> Problem details:
Collect every line below that contains the word "this".

> Extracted records:
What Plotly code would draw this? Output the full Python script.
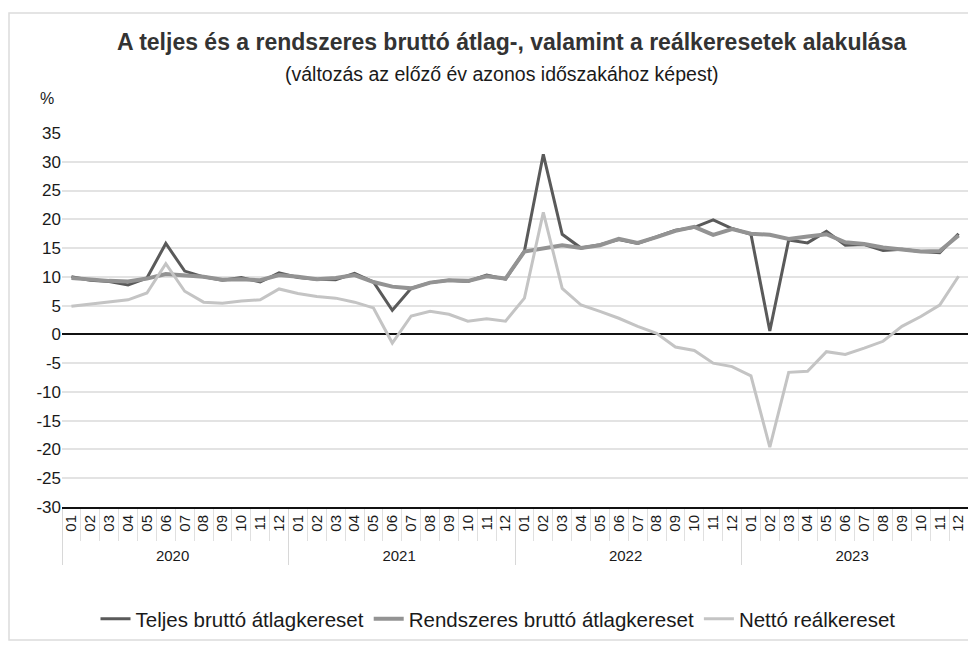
import plotly.graph_objects as go

years = ["2020", "2021", "2022", "2023"]
months = ["01", "02", "03", "04", "05", "06", "07", "08", "09", "10", "11", "12"]

teljes = [
    10.0, 9.4, 9.2, 8.6, 9.8, 15.8, 11.0, 10.0, 9.4, 9.9, 9.1, 10.7,
    9.9, 9.6, 9.5, 10.6, 9.1, 4.2, 8.0, 9.0, 9.4, 9.2, 10.3, 9.6,
    14.5, 31.3, 17.4, 15.0, 15.6, 16.5, 15.8, 16.9, 18.1, 18.6, 19.9, 18.4,
    17.4, 0.6, 16.4, 15.9, 17.9, 15.5, 15.6, 14.6, 14.8, 14.4, 14.2, 17.5,
]
rendszeres = [
    9.8, 9.5, 9.3, 9.2, 9.7, 10.5, 10.3, 10.0, 9.5, 9.6, 9.4, 10.3,
    10.0, 9.6, 9.8, 10.3, 9.1, 8.3, 8.0, 9.0, 9.4, 9.3, 10.1, 9.7,
    14.4, 14.9, 15.5, 15.0, 15.5, 16.6, 15.9, 16.9, 18.0, 18.7, 17.3, 18.3,
    17.5, 17.3, 16.6, 17.0, 17.4, 16.0, 15.7, 15.1, 14.7, 14.4, 14.5, 17.2,
]
netto = [
    4.9, 5.3, 5.6, 6.0, 7.2, 12.3, 7.5, 5.6, 5.4, 5.8, 6.0, 7.9,
    7.1, 6.6, 6.3, 5.6, 4.6, -1.5, 3.2, 4.0, 3.5, 2.3, 2.7, 2.3,
    6.3, 21.2, 8.0, 5.1, 4.0, 2.8, 1.4, 0.2, -2.2, -2.8, -5.0, -5.6,
    -7.2, -19.6, -6.6, -6.4, -3.0, -3.5, -2.4, -1.2, 1.4, 3.1, 5.1, 10.1,
]

y_ticks = [35, 30, 25, 20, 15, 10, 5, 0, -5, -10, -15, -20, -25, -30]

x_year = [y for y in years for _ in months]
x_month = [m for _ in years for m in months]
x = [x_year, x_month]

FONT = "Liberation Sans, Arial, sans-serif"

fig = go.Figure()
fig.add_trace(go.Scatter(x=x, y=teljes, mode="lines", name="Teljes bruttó átlagkereset",
                         legendrank=1, line=dict(color="#5a5a5a", width=3)))
fig.add_trace(go.Scatter(x=x, y=rendszeres, mode="lines", name="Rendszeres bruttó átlagkereset",
                         legendrank=2, line=dict(color="#939393", width=4)))
fig.add_trace(go.Scatter(x=x, y=netto, mode="lines", name="Nettó reálkereset",
                         legendrank=3, line=dict(color="#c4c4c4", width=3)))

# the page body adds an 8 px margin, so the figure is laid out 8 px smaller / shifted
OFF = 8
W, H = 976 - OFF, 657 - OFF
L, R, T, B = 62 - OFF, 8, 133 - OFF, 150
pw, ph = W - L - R, H - T - B

def px(xp):
    return (xp - OFF - L) / pw

def py(yp):
    return (H - B - (yp - OFF)) / ph

fig.update_layout(
    width=W, height=H,
    margin=dict(l=L, r=R, t=T, b=B),
    paper_bgcolor="white", plot_bgcolor="white",
    font=dict(family=FONT, color="#1a1a1a"),
    showlegend=True,
    legend=dict(orientation="h", x=px(498), xanchor="center", y=py(619), yanchor="middle",
                font=dict(size=20.5, family=FONT, color="#1a1a1a"),
                itemwidth=30, tracegroupgap=0),
    annotations=[
        dict(text="<b>A teljes és a rendszeres bruttó átlag-, valamint a reálkeresetek alakulása</b>",
             x=px(511), y=py(42), xref="paper", yref="paper", showarrow=False,
             xanchor="center", yanchor="middle", font=dict(size=23, family=FONT, color="#333333")),
        dict(text="(változás az előző év azonos időszakához képest)",
             x=px(502), y=py(74), xref="paper", yref="paper", showarrow=False,
             xanchor="center", yanchor="middle", font=dict(size=19.5, family=FONT, color="#1a1a1a")),
        dict(text="%", x=px(38), y=py(98), xref="paper", yref="paper", showarrow=False,
             xanchor="left", yanchor="middle", font=dict(size=16, family=FONT, color="#1a1a1a")),
    ],
    shapes=[
        dict(type="rect", xref="paper", yref="paper", x0=px(9), x1=px(971), y0=py(640), y1=py(13),
             line=dict(color="#dcdcdc", width=1.5), layer="below"),
    ],
)

fig.update_yaxes(
    range=[-30, 35], tickvals=y_ticks, ticktext=[str(v) for v in y_ticks],
    showgrid=True, gridcolor="#e3e3e3", gridwidth=1.5,
    zeroline=True, zerolinecolor="#111111", zerolinewidth=2,
    showline=False, ticks="", tickfont=dict(size=17, family=FONT, color="#1a1a1a"),
)
fig.update_xaxes(
    type="multicategory", range=[-0.5, 47.5],
    showline=True, linecolor="#111111", linewidth=2,
    showgrid=False, ticks="outside", ticklen=32, tickcolor="#e0e0e0", tickwidth=1,
    tickangle=-90, tickfont=dict(size=15, family=FONT, color="#1a1a1a"),
    showdividers=True, dividercolor="#d8d8d8", dividerwidth=1,
)

fig.write_html("out.html")
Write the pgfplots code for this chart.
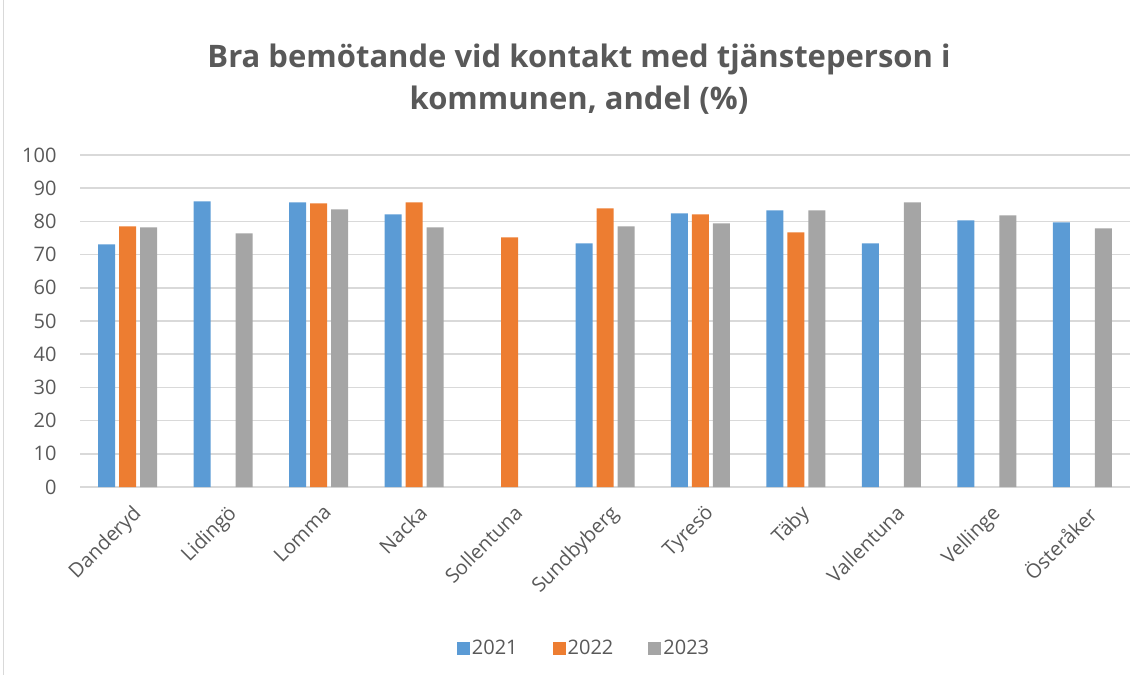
\documentclass[border=0pt]{standalone}
\usepackage{pgfplots}
\pgfplotsset{compat=1.18}
\usepackage{fontspec}
\setmainfont{Open Sans}
\definecolor{c21}{HTML}{5B9BD5}
\definecolor{c22}{HTML}{ED7D31}
\definecolor{c23}{HTML}{A5A5A5}
\definecolor{txt}{HTML}{595959}
\definecolor{gridc}{HTML}{D9D9D9}
\begin{document}
\begin{tikzpicture}
\useasboundingbox (0,0) rectangle (1147pt,674pt);
\draw[gridc, line width=1pt] (3.5pt,-5pt) rectangle (1152pt,690pt);
\node[font=\fontsize{31}{42}\selectfont\bfseries, text=txt, align=center] at (579pt,595pt)
  {Bra bemötande vid kontakt med tjänsteperson i\\kommunen, andel (\%)};
\begin{axis}[
  at={(80pt,187pt)}, anchor=south west,
  scale only axis, width=1050pt, height=332pt,
  ybar=4pt, bar width=17pt,
  xmin=-0.5, xmax=10.5, ymin=0, ymax=100,
  ytick={0,10,...,100},
  xtick={0,...,10},
  xticklabels={Danderyd,Lidingö,Lomma,Nacka,Sollentuna,Sundbyberg,Tyresö,Täby,Vallentuna,Vellinge,Österåker},
  x tick label style={rotate=45, anchor=north east, font=\fontsize{20}{24}\selectfont, text=txt, inner sep=0pt, xshift=5pt},
  y tick label style={font=\fontsize{20}{24}\selectfont, text=txt},
  /pgf/number format/assume math mode=true,
  ymajorgrids, major grid style={draw=gridc, line width=1.5pt},
  axis line style={draw=none},
  major tick length=0pt,
  xticklabel shift=20pt,
  yticklabel shift=20pt,
  legend style={at={(0.48,-0.485)}, anchor=center, draw=none, font=\fontsize{20}{24}\selectfont, text=txt,
    legend columns=-1, /tikz/every even column/.append style={column sep=33pt}},
  legend image code/.code={\fill[#1] (0pt,-7pt) rectangle (13pt,6pt);},
]
\draw[gridc, line width=1.5pt] (axis cs:-0.5,0) -- (axis cs:10.5,0);
\addplot[fill=c21, draw=none] coordinates {(0,73.1)(1,86.0)(2,85.7)(3,82.1)(5,73.4)(6,82.4)(7,83.3)(8,73.4)(9,80.3)(10,79.7)};
\addplot[fill=c22, draw=none] coordinates {(0,78.5)(2,85.4)(3,85.7)(4,75.2)(5,83.9)(6,82.1)(7,76.7)};
\addplot[fill=c23, draw=none] coordinates {(0,78.2)(1,76.4)(2,83.6)(3,78.2)(5,78.5)(6,79.4)(7,83.3)(8,85.7)(9,81.8)(10,77.9)};
\legend{2021,2022,2023}
\end{axis}
\end{tikzpicture}
\end{document}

> Written answer:
What Plotly code would draw this? Output the full Python script.
Write the pgfplots code for this chart.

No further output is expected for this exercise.